Mary Seacole: The Real Angel of the Crimea
Writer: Andrea Stuart
Intro | Who was Mary Seacole? | Mary Seacole's impact | Black British Contribution | Forgotten People of Colour
Mary Seacole's impact
Mary Seacole's contribution to British history is significant. Without her interventions, hundreds of men survived who would otherwise have died. She was inevitably compared to that other heroine of the Crimea, 'The Lady of the Lamp', Florence Nightingale. Some even dubbed Seacole 'the Black Nightingale', (though the soldiers in her care preferred the more familiar 'Mother' or 'Aunty'). But the two women couldn't have been less similar. Mary was a large, outgoing woman with a flamboyant dress sense.

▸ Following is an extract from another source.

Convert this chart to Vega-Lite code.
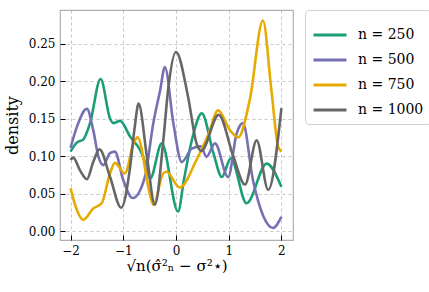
{
  "$schema": "https://vega.github.io/schema/vega-lite/v6.json",
  "autosize": {"type": "none"},
  "width": 233,
  "height": 230,
  "padding": {"left": 60, "top": 10, "right": 136, "bottom": 52},
  "datasets": {
    "d": [
      {"s": "n = 250", "x": -2.0, "y": 0.106}, {"s": "n = 250", "x": -1.88, "y": 0.118}, {"s": "n = 250", "x": -1.76, "y": 0.122}, {"s": "n = 250", "x": -1.63, "y": 0.144}, {"s": "n = 250", "x": -1.43, "y": 0.203}, {"s": "n = 250", "x": -1.25, "y": 0.150}, {"s": "n = 250", "x": -1.19, "y": 0.144}, {"s": "n = 250", "x": -1.06, "y": 0.147}, {"s": "n = 250", "x": -0.87, "y": 0.126}, {"s": "n = 250", "x": -0.68, "y": 0.108}, {"s": "n = 250", "x": -0.6, "y": 0.095}, {"s": "n = 250", "x": -0.49, "y": 0.070}, {"s": "n = 250", "x": -0.27, "y": 0.117}, {"s": "n = 250", "x": 0.04, "y": 0.026}, {"s": "n = 250", "x": 0.15, "y": 0.068}, {"s": "n = 250", "x": 0.30, "y": 0.121}, {"s": "n = 250", "x": 0.49, "y": 0.157}, {"s": "n = 250", "x": 0.71, "y": 0.104}, {"s": "n = 250", "x": 0.87, "y": 0.072}, {"s": "n = 250", "x": 1.04, "y": 0.097}, {"s": "n = 250", "x": 1.34, "y": 0.037}, {"s": "n = 250", "x": 1.72, "y": 0.090}, {"s": "n = 250", "x": 2.0, "y": 0.059},

      {"s": "n = 500", "x": -2.0, "y": 0.111}, {"s": "n = 500", "x": -1.88, "y": 0.139}, {"s": "n = 500", "x": -1.69, "y": 0.163}, {"s": "n = 500", "x": -1.57, "y": 0.135}, {"s": "n = 500", "x": -1.47, "y": 0.099}, {"s": "n = 500", "x": -1.38, "y": 0.088}, {"s": "n = 500", "x": -1.25, "y": 0.104}, {"s": "n = 500", "x": -1.16, "y": 0.106}, {"s": "n = 500", "x": -1.0, "y": 0.068}, {"s": "n = 500", "x": -0.82, "y": 0.044}, {"s": "n = 500", "x": -0.59, "y": 0.072}, {"s": "n = 500", "x": -0.43, "y": 0.144}, {"s": "n = 500", "x": -0.30, "y": 0.188}, {"s": "n = 500", "x": -0.21, "y": 0.219}, {"s": "n = 500", "x": -0.05, "y": 0.144}, {"s": "n = 500", "x": 0.11, "y": 0.092}, {"s": "n = 500", "x": 0.30, "y": 0.110}, {"s": "n = 500", "x": 0.47, "y": 0.113}, {"s": "n = 500", "x": 0.58, "y": 0.099}, {"s": "n = 500", "x": 0.74, "y": 0.117}, {"s": "n = 500", "x": 0.99, "y": 0.072}, {"s": "n = 500", "x": 1.15, "y": 0.130}, {"s": "n = 500", "x": 1.27, "y": 0.144}, {"s": "n = 500", "x": 1.46, "y": 0.068}, {"s": "n = 500", "x": 1.65, "y": 0.021}, {"s": "n = 500", "x": 1.84, "y": 0.004}, {"s": "n = 500", "x": 2.0, "y": 0.019},

      {"s": "n = 750", "x": -2.0, "y": 0.057}, {"s": "n = 750", "x": -1.88, "y": 0.028}, {"s": "n = 750", "x": -1.76, "y": 0.015}, {"s": "n = 750", "x": -1.57, "y": 0.030}, {"s": "n = 750", "x": -1.41, "y": 0.037}, {"s": "n = 750", "x": -1.25, "y": 0.077}, {"s": "n = 750", "x": -1.16, "y": 0.091}, {"s": "n = 750", "x": -0.97, "y": 0.077}, {"s": "n = 750", "x": -0.80, "y": 0.118}, {"s": "n = 750", "x": -0.73, "y": 0.125}, {"s": "n = 750", "x": -0.49, "y": 0.048}, {"s": "n = 750", "x": -0.43, "y": 0.035}, {"s": "n = 750", "x": -0.24, "y": 0.077}, {"s": "n = 750", "x": -0.18, "y": 0.079}, {"s": "n = 750", "x": 0.07, "y": 0.058}, {"s": "n = 750", "x": 0.39, "y": 0.095}, {"s": "n = 750", "x": 0.61, "y": 0.128}, {"s": "n = 750", "x": 0.80, "y": 0.161}, {"s": "n = 750", "x": 1.02, "y": 0.135}, {"s": "n = 750", "x": 1.18, "y": 0.125}, {"s": "n = 750", "x": 1.40, "y": 0.175}, {"s": "n = 750", "x": 1.65, "y": 0.281}, {"s": "n = 750", "x": 1.81, "y": 0.188}, {"s": "n = 750", "x": 1.94, "y": 0.112}, {"s": "n = 750", "x": 2.0, "y": 0.106},

      {"s": "n = 1000", "x": -2.0, "y": 0.095}, {"s": "n = 1000", "x": -1.95, "y": 0.098}, {"s": "n = 1000", "x": -1.82, "y": 0.081}, {"s": "n = 1000", "x": -1.69, "y": 0.069}, {"s": "n = 1000", "x": -1.57, "y": 0.092}, {"s": "n = 1000", "x": -1.45, "y": 0.109}, {"s": "n = 1000", "x": -1.25, "y": 0.072}, {"s": "n = 1000", "x": -1.04, "y": 0.031}, {"s": "n = 1000", "x": -0.88, "y": 0.080}, {"s": "n = 1000", "x": -0.78, "y": 0.140}, {"s": "n = 1000", "x": -0.71, "y": 0.170}, {"s": "n = 1000", "x": -0.55, "y": 0.099}, {"s": "n = 1000", "x": -0.40, "y": 0.035}, {"s": "n = 1000", "x": -0.24, "y": 0.121}, {"s": "n = 1000", "x": -0.15, "y": 0.188}, {"s": "n = 1000", "x": 0.0, "y": 0.239}, {"s": "n = 1000", "x": 0.23, "y": 0.179}, {"s": "n = 1000", "x": 0.39, "y": 0.117}, {"s": "n = 1000", "x": 0.48, "y": 0.107}, {"s": "n = 1000", "x": 0.81, "y": 0.155}, {"s": "n = 1000", "x": 1.09, "y": 0.099}, {"s": "n = 1000", "x": 1.31, "y": 0.062}, {"s": "n = 1000", "x": 1.53, "y": 0.121}, {"s": "n = 1000", "x": 1.75, "y": 0.055}, {"s": "n = 1000", "x": 2.0, "y": 0.164}
    ]
  },
  "data": {"name": "d"},
  "mark": {"type": "line", "interpolate": "monotone", "strokeWidth": 2.6},
  "encoding": {
    "x": {
      "field": "x", "type": "quantitative",
      "scale": {"domain": [-2.2, 2.22], "nice": false, "zero": false},
      "axis": {"values": [-2, -1, 0, 1, 2], "title": "√n(σ̂²ₙ − σ²⋆)", "format": "d"}
    },
    "y": {
      "field": "y", "type": "quantitative",
      "scale": {"domain": [-0.012, 0.295], "nice": false, "zero": false},
      "axis": {"values": [0, 0.05, 0.1, 0.15, 0.2, 0.25], "format": ".2f", "title": "density"}
    },
    "color": {
      "field": "s", "type": "nominal",
      "scale": {"domain": ["n = 250", "n = 500", "n = 750", "n = 1000"], "range": ["#1b9e77", "#7570b3", "#e6ab02", "#666666"]},
      "legend": {"title": null}
    }
  },
  "config": {
    "font": "DejaVu Serif",
    "view": {"stroke": "#b0b0b0", "strokeWidth": 1.2},
    "axis": {
      "domain": false,
      "grid": true,
      "gridColor": "#b8b8b8",
      "gridDash": [3, 3],
      "gridWidth": 0.8,
      "tickColor": "#000000",
      "tickSize": -5,
      "tickWidth": 1,
      "labelFont": "DejaVu Serif",
      "labelFontSize": 12,
      "labelColor": "#000000",
      "labelPadding": 10,
      "titleFont": "DejaVu Serif",
      "titleFontWeight": "normal",
      "titleColor": "#000000"
    },
    "axisX": {"titleFontSize": 15, "titlePadding": 2},
    "axisY": {"titleFontSize": 16, "titlePadding": 8},
    "legend": {
      "orient": "right",
      "offset": 12,
      "padding": 7,
      "strokeColor": "#d0d0d0",
      "cornerRadius": 4,
      "fillColor": "#ffffff",
      "symbolType": "stroke",
      "symbolSize": 1089,
      "symbolStrokeWidth": 3,
      "labelFont": "DejaVu Serif",
      "labelFontSize": 14,
      "labelColor": "#000000",
      "labelOffset": 10,
      "rowPadding": -3
    }
  }
}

Nightingale was a pale, undemonstrative, austere woman, who preferred to dress in black. Their nursing styles were also very different: Nightingale, with her concern for propriety and hygiene, promoted a professional demeanour of gentle but cool and slightly distant concern. Seacole, always larger than life, opted for a warm, feisty hands-on approach: she preferred an earthier, more tactile style of care.

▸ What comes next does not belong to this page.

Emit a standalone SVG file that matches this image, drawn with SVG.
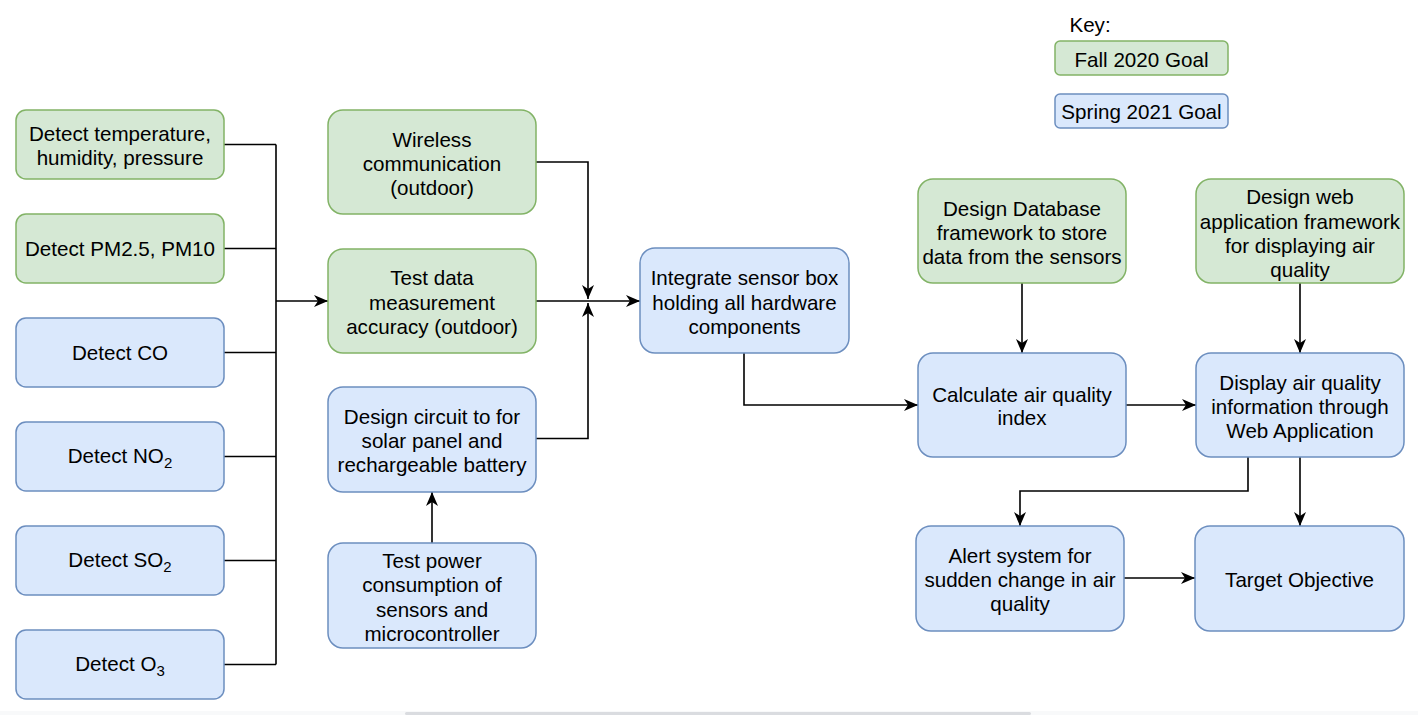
<svg xmlns="http://www.w3.org/2000/svg" width="1418" height="715" viewBox="0 0 1418 715">
<style>
.g{fill:#d5e8d4;stroke:#82b366;stroke-width:1.5}
.b{fill:#dae8fc;stroke:#6c8ebf;stroke-width:1.5}
text{font-family:"Liberation Sans",Arial,sans-serif;font-size:20.6px;fill:#000;text-anchor:middle}
.c{fill:none;stroke:#000;stroke-width:1.6}
.sub{font-size:15px}
</style>
<defs>
<marker id="a" markerUnits="userSpaceOnUse" markerWidth="14" markerHeight="12" refX="14" refY="6" orient="auto" viewBox="0 0 14 12">
<path d="M0,0 L14,6 L0,12 L4,6 z" fill="#000"/>
</marker>
</defs>
<rect width="1418" height="715" fill="#fff"/>
<rect x="0" y="711" width="1418" height="4" fill="#f8f9fa"/>
<rect x="405" y="712" width="626" height="3" rx="1.5" fill="#dadce0"/>

<g id="connectors">
<path class="c" d="M224,144.5H276M224,248.5H276M224,352.5H276M224,456.5H276M224,560.5H276M224,664.5H276M276,144.5V664.5"/>
<path class="c" d="M276,301H328" marker-end="url(#a)"/>
<path class="c" d="M536,162H588V299" marker-end="url(#a)"/>
<path class="c" d="M536,301H640" marker-end="url(#a)"/>
<path class="c" d="M536,438.5H588V303" marker-end="url(#a)"/>
<path class="c" d="M432,543V492" marker-end="url(#a)"/>
<path class="c" d="M744,353V405H918" marker-end="url(#a)"/>
<path class="c" d="M1022,283V353" marker-end="url(#a)"/>
<path class="c" d="M1300,283V353" marker-end="url(#a)"/>
<path class="c" d="M1126,405H1196" marker-end="url(#a)"/>
<path class="c" d="M1248,457V491H1020V526" marker-end="url(#a)"/>
<path class="c" d="M1300,457V526" marker-end="url(#a)"/>
<path class="c" d="M1124,578H1195" marker-end="url(#a)"/>
</g>

<g id="key">
<text x="1090" y="32">Key:</text>
</g>
<g id="key-fall">
<rect class="g" x="1055" y="41" width="173" height="34" rx="5"/>
<text x="1141.5" y="67">Fall 2020 Goal</text>
</g>
<g id="key-spring">
<rect class="b" x="1055" y="94" width="173" height="34" rx="5"/>
<text x="1141.5" y="119">Spring 2021 Goal</text>
</g>

<g id="n-temp">
<rect class="g" x="16" y="110" width="208" height="69" rx="10"/>
<text x="120" y="141">Detect temperature,</text>
<text x="120" y="165">humidity, pressure</text>
</g>
<g id="n-pm">
<rect class="g" x="16" y="214" width="208" height="69" rx="10"/>
<text x="120" y="256">Detect PM2.5, PM10</text>
</g>
<g id="n-co">
<rect class="b" x="16" y="318" width="208" height="69" rx="10"/>
<text x="120" y="360">Detect CO</text>
</g>
<g id="n-no2">
<rect class="b" x="16" y="422" width="208" height="69" rx="10"/>
<text x="120" y="463">Detect NO<tspan class="sub" dy="5">2</tspan></text>
</g>
<g id="n-so2">
<rect class="b" x="16" y="526" width="208" height="69" rx="10"/>
<text x="120" y="567">Detect SO<tspan class="sub" dy="5">2</tspan></text>
</g>
<g id="n-o3">
<rect class="b" x="16" y="630" width="208" height="69" rx="10"/>
<text x="120" y="671">Detect O<tspan class="sub" dy="5">3</tspan></text>
</g>

<g id="n-wireless">
<rect class="g" x="328" y="110" width="208" height="104" rx="15"/>
<text x="432" y="147">Wireless</text>
<text x="432" y="171">communication</text>
<text x="432" y="195">(outdoor)</text>
</g>
<g id="n-testdata">
<rect class="g" x="328" y="249" width="208" height="104" rx="15"/>
<text x="432" y="285">Test data</text>
<text x="432" y="310">measurement</text>
<text x="432" y="334">accuracy (outdoor)</text>
</g>
<g id="n-circuit">
<rect class="b" x="328" y="387" width="208" height="105" rx="15"/>
<text x="432" y="424">Design circuit to for</text>
<text x="432" y="448">solar panel and</text>
<text x="432" y="472">rechargeable battery</text>
</g>
<g id="n-power">
<rect class="b" x="328" y="543" width="208" height="105" rx="15"/>
<text x="432" y="568">Test power</text>
<text x="432" y="592">consumption of</text>
<text x="432" y="617">sensors and</text>
<text x="432" y="641">microcontroller</text>
</g>
<g id="n-integrate">
<rect class="b" x="640" y="248" width="209" height="105" rx="15"/>
<text x="744.5" y="285">Integrate sensor box</text>
<text x="744.5" y="310">holding all hardware</text>
<text x="744.5" y="334">components</text>
</g>
<g id="n-db">
<rect class="g" x="918" y="179" width="208" height="104" rx="15"/>
<text x="1022" y="216">Design Database</text>
<text x="1022" y="240">framework to store</text>
<text x="1022" y="264">data from the sensors</text>
</g>
<g id="n-web">
<rect class="g" x="1196" y="179" width="208" height="104" rx="15"/>
<text x="1300" y="204">Design web</text>
<text x="1300" y="229">application framework</text>
<text x="1300" y="253">for displaying air</text>
<text x="1300" y="277">quality</text>
</g>
<g id="n-aqi">
<rect class="b" x="918" y="353" width="208" height="104" rx="15"/>
<text x="1022" y="402">Calculate air quality</text>
<text x="1022" y="425">index</text>
</g>
<g id="n-display">
<rect class="b" x="1196" y="353" width="208" height="104" rx="15"/>
<text x="1300" y="390">Display air quality</text>
<text x="1300" y="414">information through</text>
<text x="1300" y="438">Web Application</text>
</g>
<g id="n-alert">
<rect class="b" x="916" y="526" width="208" height="105" rx="15"/>
<text x="1020" y="563">Alert system for</text>
<text x="1020" y="587">sudden change in air</text>
<text x="1020" y="611">quality</text>
</g>
<g id="n-target">
<rect class="b" x="1195" y="526" width="209" height="105" rx="15"/>
<text x="1299.5" y="587">Target Objective</text>
</g>
</svg>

The two women met only once, when Seacole first arrived in the Crimea. The encounter took place at the hospital in Scutari where Nightingale and her team were trying to cope with the hundreds of wounded and dying. It was brief and strained. Mary had already been rejected by Nightingale's organization and now her offer of help was rejected again. Nightingale had a prejudice against large women like Mary and also disliked women who were too 'dark'; her organization once rejected another nursing applicant for being 'almost black'. Certainly Nightingale was very unkind about Seacole on a number of occasions, implying in one report that she was sexually immoral and kept 'a bad house' while in the Crimea. Seacole dismissed this slander as jealousy but wisely refrained from criticizing such a revered figure as Nightingale in public. In truth, the two women were never destined to get along; their backgrounds, personalities and purposes were too different.
Their lack of collaboration is a shame, since both women made a crucial contribution to their chosen profession. When Nightingale emerged, nursing was not considered a respected profession. With the exception of nuns, the women who worked as nurses were often ill-trained and poorly disciplined. Many of the books and cartoons of the time depicted nurses as drunken slatterns who were just as likely to rob or kill their patients as help them. Nightingale was determined to encourage educated, 'respectable' women into nursing. In order to do so, she had to transform its public image. She also recognized, long before it became 'common sense', the vital importance of hygiene in medical care. Hence her emphasis on discipline and sobriety. It is really due to her efforts that nursing became the highly trained, organized and respected profession that we know today.
Mary Seacole's approach, though very different, was also highly valuable. Her practice was inherited through the oral tradition from her African ancestors. It emphasized the use of herbs, poultices and therapeutic rubs. The Crimean soldiers believed in her cures - they besieged her for her famous herbal remedies - but doctors of the time tended to dismiss her. Today, the medical establishment agrees that Seacole's remedies were often more effective than the western alternatives of the time, especially in the treatment of diseases like cholera and typhus. The herbs she used are today being used for contemporary medications, and her insistence on a warm bedside manner, and the power of appropriate touch, are now recognized as essential components of 'patient-centred care'.
Of the two women, Nightingale undoubtedly had the greater impact on modern nursing. And yet it can be argued that, had Seacole been white and well-connected, she would now be remembered as the mother of modern nursing. After years of neglect, she has been rehabilitated and is now increasingly well known - not just as an important role model for black people, but for all those in the nursing profession.